SAR(1) (System Performance Analysis Utilities) SAR(1)
NAME
sar - system activity reporter
SYNOPSIS
sar [-ubdycwaqvmprDSAC] [-o file] t [ n ]
sar [-ubdycwaqvmprDSAC] [-s time] [-e time] [-i sec]
[-f file]
DESCRIPTION
sar, in the first instance, samples cumulative activity
counters in the operating system at n intervals of t
seconds, where t should be 5 or greater. (If the sampling
interval is less than 5, the activity of sar itself may
affect the sample.) If the -o option is specified, it saves
the samples in file in binary format. The default value of
n is 1. In the second instance, with no sampling interval
specified, sar extracts data from a previously recorded
file, either the one specified by the -f option or, by
default, the standard system activity daily data file
/usr/adm/sa/sadd for the current day dd. The starting and
ending times of the report can be bounded via the -s and -e
time arguments of the form hh[:mm[:ss]]. The -i option
selects records at sec second intervals. Otherwise, all
intervals found in the data file are reported.
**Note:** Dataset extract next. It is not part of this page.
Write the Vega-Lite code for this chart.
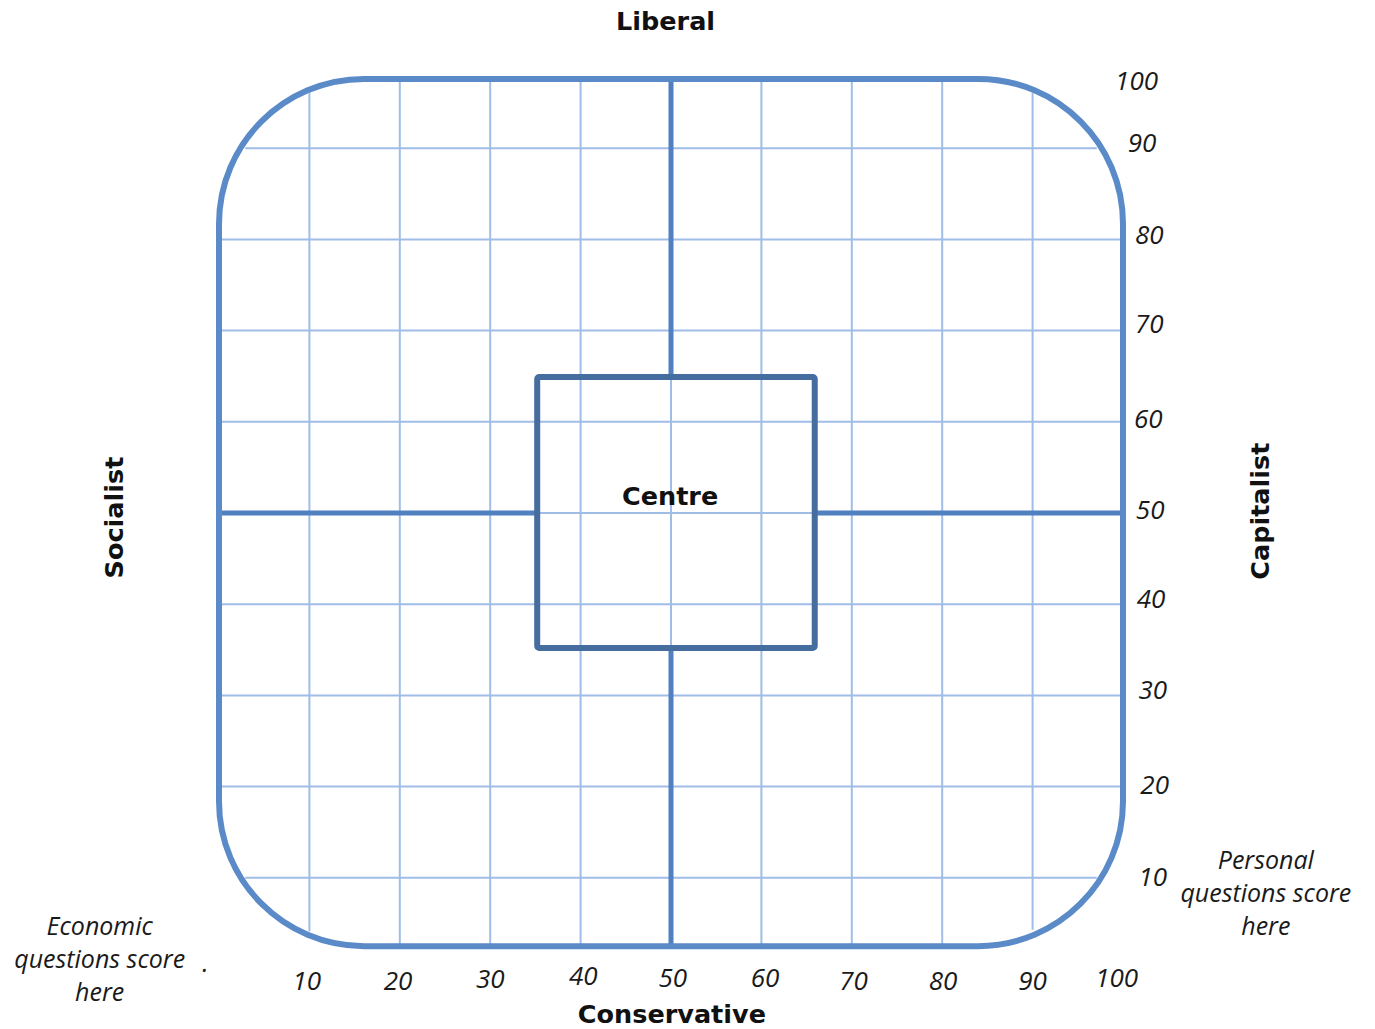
{
  "$schema": "https://vega.github.io/schema/vega-lite/v6.json",
  "width": 904,
  "height": 912,
  "autosize": {"type": "none"},
  "padding": {"left": 219, "top": 57, "right": 252, "bottom": 60},
  "background": "white",
  "config": {"view": {"stroke": null}},
  "datasets": {
    "vgrid": [
      {"x": 10, "y1": 4.1, "y2": 96.3},
      {"x": 20, "y1": 2.5, "y2": 97.6},
      {"x": 30, "y1": 2.5, "y2": 97.6},
      {"x": 40, "y1": 2.5, "y2": 97.6},
      {"x": 50, "y1": 2.5, "y2": 97.6},
      {"x": 60, "y1": 2.5, "y2": 97.6},
      {"x": 70, "y1": 2.5, "y2": 97.6},
      {"x": 80, "y1": 2.5, "y2": 97.6},
      {"x": 90, "y1": 4.3, "y2": 96.1}
    ],
    "hgrid": [
      {"y": 10, "x1": 2.9, "x2": 97.1},
      {"y": 20, "x1": 0, "x2": 100},
      {"y": 30, "x1": 0, "x2": 100},
      {"y": 40, "x1": 0, "x2": 100},
      {"y": 50, "x1": 0, "x2": 100},
      {"y": 60, "x1": 0, "x2": 100},
      {"y": 70, "x1": 0, "x2": 100},
      {"y": 80, "x1": 0, "x2": 100},
      {"y": 90, "x1": 2.9, "x2": 97.1}
    ],
    "cross": [
      {"x1": 50, "x2": 50, "y1": 64.9, "y2": 97.6},
      {"x1": 50, "x2": 50, "y1": 2.5, "y2": 35.2},
      {"x1": 0, "x2": 35.2, "y1": 50, "y2": 50},
      {"x1": 65.9, "x2": 100, "y1": 50, "y2": 50}
    ],
    "frame": [{"x1": 0, "x2": 100, "y1": 2.5, "y2": 97.6}],
    "box": [{"x1": 35.2, "x2": 65.9, "y1": 35.2, "y2": 64.9}],
    "ticks": [
      {"label": "100", "x": 101.5, "y": 97.3},
      {"label": "90", "x": 102.1, "y": 90.5},
      {"label": "80", "x": 102.9, "y": 80.4},
      {"label": "70", "x": 102.9, "y": 70.6},
      {"label": "60", "x": 102.8, "y": 60.2},
      {"label": "50", "x": 103.0, "y": 50.2},
      {"label": "40", "x": 103.1, "y": 40.5},
      {"label": "30", "x": 103.3, "y": 30.5},
      {"label": "20", "x": 103.5, "y": 20.1},
      {"label": "10", "x": 103.3, "y": 10.0},
      {"label": "10", "x": 9.7, "y": -1.4},
      {"label": "20", "x": 19.8, "y": -1.4},
      {"label": "30", "x": 30.0, "y": -1.2},
      {"label": "40", "x": 40.3, "y": -0.9},
      {"label": "50", "x": 50.2, "y": -1.1},
      {"label": "60", "x": 60.4, "y": -1.1},
      {"label": "70", "x": 70.2, "y": -1.4},
      {"label": "80", "x": 80.1, "y": -1.4},
      {"label": "90", "x": 90.0, "y": -1.4},
      {"label": "100", "x": 99.3, "y": -1.1}
    ],
    "titles": [
      {"label": "Liberal", "x": 49.4, "y": 103.8, "angle": 0},
      {"label": "Conservative", "x": 50.1, "y": -5.0, "angle": 0},
      {"label": "Centre", "x": 49.9, "y": 51.8, "angle": 0},
      {"label": "Socialist", "x": -11.5, "y": 49.5, "angle": 270},
      {"label": "Capitalist", "x": 115.3, "y": 50.2, "angle": 270}
    ],
    "notes": [
      {"label": "Economic", "x": -13.2, "y": 4.6},
      {"label": "questions score", "x": -13.2, "y": 1.0},
      {"label": "here", "x": -13.2, "y": -2.6},
      {"label": ".", "x": -1.5, "y": 0.6},
      {"label": "Personal", "x": 115.8, "y": 11.8},
      {"label": "questions score", "x": 115.8, "y": 8.2},
      {"label": "here", "x": 115.8, "y": 4.6}
    ]
  },
  "layer": [
    {
      "data": {"name": "vgrid"},
      "mark": {"type": "rule", "color": "#9fbde6", "strokeWidth": 2},
      "encoding": {
        "x": {"field": "x", "type": "quantitative", "scale": {"domain": [0, 100], "nice": false, "zero": false}, "axis": null},
        "y": {"field": "y1", "type": "quantitative", "scale": {"domain": [0, 100], "nice": false, "zero": false}, "axis": null},
        "y2": {"field": "y2"}
      }
    },
    {
      "data": {"name": "hgrid"},
      "mark": {"type": "rule", "color": "#9fbde6", "strokeWidth": 2},
      "encoding": {
        "y": {"field": "y", "type": "quantitative"},
        "x": {"field": "x1", "type": "quantitative"},
        "x2": {"field": "x2"}
      }
    },
    {
      "data": {"name": "cross"},
      "mark": {"type": "rule", "color": "#5080bf", "strokeWidth": 5},
      "encoding": {
        "x": {"field": "x1", "type": "quantitative"},
        "x2": {"field": "x2"},
        "y": {"field": "y1", "type": "quantitative"},
        "y2": {"field": "y2"}
      }
    },
    {
      "data": {"name": "frame"},
      "mark": {"type": "rect", "fill": null, "fillOpacity": 0, "stroke": "#5a8bc8", "strokeWidth": 6, "cornerRadius": 145},
      "encoding": {
        "x": {"field": "x1", "type": "quantitative"},
        "x2": {"field": "x2"},
        "y": {"field": "y1", "type": "quantitative"},
        "y2": {"field": "y2"}
      }
    },
    {
      "data": {"name": "box"},
      "mark": {"type": "rect", "fill": null, "fillOpacity": 0, "stroke": "#466d9f", "strokeWidth": 6, "cornerRadius": 2},
      "encoding": {
        "x": {"field": "x1", "type": "quantitative"},
        "x2": {"field": "x2"},
        "y": {"field": "y1", "type": "quantitative"},
        "y2": {"field": "y2"}
      }
    },
    {
      "data": {"name": "ticks"},
      "mark": {"type": "text", "font": "Open Sans", "fontStyle": "italic", "fontSize": 26, "color": "#1a1a1a", "align": "center", "baseline": "middle"},
      "encoding": {
        "x": {"field": "x", "type": "quantitative"},
        "y": {"field": "y", "type": "quantitative"},
        "text": {"field": "label"}
      }
    },
    {
      "data": {"name": "titles"},
      "mark": {"type": "text", "font": "DejaVu Sans", "fontWeight": "bold", "fontSize": 25.5, "color": "#111111", "align": "center", "baseline": "middle"},
      "encoding": {
        "x": {"field": "x", "type": "quantitative"},
        "y": {"field": "y", "type": "quantitative"},
        "angle": {"field": "angle", "type": "quantitative", "scale": null},
        "text": {"field": "label"}
      }
    },
    {
      "data": {"name": "notes"},
      "mark": {"type": "text", "font": "Open Sans", "fontStyle": "italic", "fontSize": 25, "color": "#1a1a1a", "align": "center", "baseline": "middle"},
      "encoding": {
        "x": {"field": "x", "type": "quantitative"},
        "y": {"field": "y", "type": "quantitative"},
        "text": {"field": "label"}
      }
    }
  ]
}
In either case, subsets of data to be printed are specified
by option:
-u Report CPU utilization (the default):
%usr, %sys, %wio, %idle - portion of time running in
user mode, running in system mode, idle with some
process waiting for block I/O, and otherwise idle.
When used with -D, %sys is split into percent of time
servicing requests from remote machines (%sys remote)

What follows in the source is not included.